What Children Learn Outdoors
When you think about children’s time outdoors, you don’t necessarily focus on its value for teaching academic content. Nevertheless, there are many ways to connect content, teaching, and learning outdoors.
As you become knowledgeable about each of the components of learning, you will find many ways to promote children’s learning outdoors.
Literacy
- Expand children’s vocabulary and language by asking questions and encouraging them to describe what they see. Use a variety of adjectives when you observe with children: slimy, bright, bold, glowing, rough, furry, prickly, and so on.
- Teach children jump rope rhymes and clapping games to promote phonological awareness. Have them tune into the sounds and sights around them: how the horn on a car sounds vs. the horn on a truck or bus; identifying animal sounds-crickets, birds, mosquitoes, frogs, and dogs.

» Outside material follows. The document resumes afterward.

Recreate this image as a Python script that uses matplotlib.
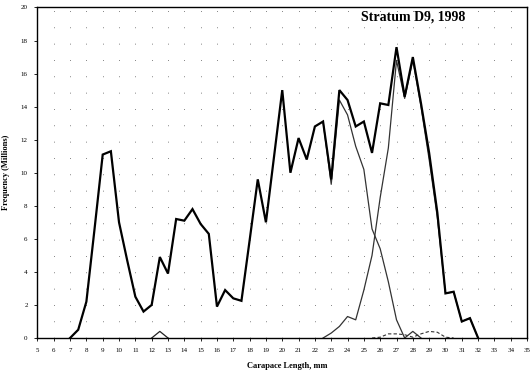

- Teach children about print and letters and words by providing traffic signs for wheeled toys. Provide clipboards for children to record observations, cardboard to make signs to identify plants in the garden.
- Teach children jump rope rhymes and clapping games to promote phonological awareness. Have them tune into the sounds and sights around them: how the horn on a car sounds vs. the horn on a truck or bus; identifying animal sounds-crickets, birds, mosquitoes, frogs, and dogs.
Science
- Guide children’s development of process skills by posing questions such as: What would happen if . . . ? How can you find out? What did you learn? Encourage children to be good observers by showing them that you too are interested in finding out what is waiting for you each day outdoors. Encourage children to explore life science by putting up bird feeders and keeping them stocked all winter.
- Ideas for the summer: Promote understanding of the earth and environment by learning about trees and plants in your outdoor area and planting a garden with children. Explore shadows: what makes them, how they move, how long they are. Encourage children to collect all sorts of rocks and compare them; examine dirt from different locations; measure puddles after a rain and see what happens to them; collect litter and recycle. Study the seasons and the changes that occur in each one.